In contrast, emerging powers have deliberately avoided many of the areas of traditional donor focus, and have especially eschewed those supporting good governance initiatives, civil society building and democracy promotion, seeing them as interfering in the country’s internal affairs. This is true even of those emerging powers with democratic forms of governance at home, such as India and Brazil. Instead, most of emerging powers’ bilateral aid has focused on reconstructing Liberia’s infrastructure, although there are differences in programmatic focus among them. Unlike traditional donors, emerging donors have preferred to channel their bilateral assistance to the Liberian government rather than to non-governmental organizations.
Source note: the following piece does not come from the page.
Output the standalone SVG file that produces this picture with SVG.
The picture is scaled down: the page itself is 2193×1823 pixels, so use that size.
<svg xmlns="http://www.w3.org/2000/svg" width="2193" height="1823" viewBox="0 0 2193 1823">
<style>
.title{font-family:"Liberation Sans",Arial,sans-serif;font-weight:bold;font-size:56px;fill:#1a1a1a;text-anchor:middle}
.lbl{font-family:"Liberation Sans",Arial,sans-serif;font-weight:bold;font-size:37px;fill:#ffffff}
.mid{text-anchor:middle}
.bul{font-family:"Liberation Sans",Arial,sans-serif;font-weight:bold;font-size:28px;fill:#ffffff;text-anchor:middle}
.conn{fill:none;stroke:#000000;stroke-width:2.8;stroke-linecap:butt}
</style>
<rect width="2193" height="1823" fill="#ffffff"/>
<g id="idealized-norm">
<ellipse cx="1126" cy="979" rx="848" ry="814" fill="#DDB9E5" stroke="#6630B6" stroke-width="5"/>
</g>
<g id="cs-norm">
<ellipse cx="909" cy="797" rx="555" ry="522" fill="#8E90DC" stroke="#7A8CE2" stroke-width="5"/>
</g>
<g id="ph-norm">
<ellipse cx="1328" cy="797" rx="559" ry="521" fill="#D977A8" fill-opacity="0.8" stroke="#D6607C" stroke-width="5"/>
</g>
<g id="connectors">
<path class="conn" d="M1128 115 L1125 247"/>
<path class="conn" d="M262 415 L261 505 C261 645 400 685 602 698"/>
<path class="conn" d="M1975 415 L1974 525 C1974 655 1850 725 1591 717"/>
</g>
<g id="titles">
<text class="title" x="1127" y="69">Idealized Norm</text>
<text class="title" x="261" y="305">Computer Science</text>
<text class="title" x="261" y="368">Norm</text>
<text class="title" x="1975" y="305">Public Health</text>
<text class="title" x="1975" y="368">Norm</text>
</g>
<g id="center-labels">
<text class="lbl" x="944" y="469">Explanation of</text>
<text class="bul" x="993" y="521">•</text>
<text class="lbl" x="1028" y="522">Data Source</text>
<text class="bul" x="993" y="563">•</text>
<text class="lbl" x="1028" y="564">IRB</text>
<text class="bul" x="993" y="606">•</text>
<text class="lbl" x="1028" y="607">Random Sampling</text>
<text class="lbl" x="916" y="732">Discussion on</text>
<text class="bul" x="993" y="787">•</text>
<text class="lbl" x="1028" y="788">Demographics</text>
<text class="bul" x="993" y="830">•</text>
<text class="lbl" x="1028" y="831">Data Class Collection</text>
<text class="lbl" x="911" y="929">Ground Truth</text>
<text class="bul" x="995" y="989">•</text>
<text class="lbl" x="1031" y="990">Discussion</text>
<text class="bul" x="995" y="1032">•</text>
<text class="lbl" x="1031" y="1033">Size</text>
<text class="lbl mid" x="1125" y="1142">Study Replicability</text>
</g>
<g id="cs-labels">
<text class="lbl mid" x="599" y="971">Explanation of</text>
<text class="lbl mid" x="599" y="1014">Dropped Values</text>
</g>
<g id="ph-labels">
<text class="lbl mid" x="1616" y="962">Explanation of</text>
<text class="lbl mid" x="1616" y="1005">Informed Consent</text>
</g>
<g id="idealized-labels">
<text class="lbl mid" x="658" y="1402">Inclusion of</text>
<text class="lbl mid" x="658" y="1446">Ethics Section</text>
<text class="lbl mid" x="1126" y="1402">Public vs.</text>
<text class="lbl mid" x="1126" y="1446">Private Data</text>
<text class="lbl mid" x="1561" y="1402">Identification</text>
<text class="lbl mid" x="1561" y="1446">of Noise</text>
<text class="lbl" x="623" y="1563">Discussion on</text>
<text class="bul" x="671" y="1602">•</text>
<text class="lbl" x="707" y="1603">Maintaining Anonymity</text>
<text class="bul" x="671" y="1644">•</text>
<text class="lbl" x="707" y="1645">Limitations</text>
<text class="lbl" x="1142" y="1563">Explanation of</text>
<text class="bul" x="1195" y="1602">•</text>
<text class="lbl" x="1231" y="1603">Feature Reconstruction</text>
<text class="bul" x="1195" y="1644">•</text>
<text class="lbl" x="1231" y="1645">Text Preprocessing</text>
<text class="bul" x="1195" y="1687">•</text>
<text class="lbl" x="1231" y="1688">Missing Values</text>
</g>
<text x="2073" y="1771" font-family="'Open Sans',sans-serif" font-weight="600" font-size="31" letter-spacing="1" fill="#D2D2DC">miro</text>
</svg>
At the same time, while not explicitly promoting economic reforms, emerging donors have been supportive of and benefit from the economic components of the liberal peacebuilding agenda. In particular, foreign direct investment from emerging powers has grown significantly, especially in the natural resources sector, such iron ore mining, forestry, and agriculture, totally about $19 billion since 2003. However Liberia’s experience with these investors has varied. Foreign direct investors from emerging donors who have democratic political institutions have tended to be more responsive to local community needs and to pay greater attention to respecting labor and human rights.
Emerging powers have become much more important donors to countries emerging out of conflict. The Liberian experience suggests that although there are significant differences in how traditional donors and emerging powers provide assistance to post-conflict states, there are also considerable differences among emerging powers’ engagement strategies and philosophies.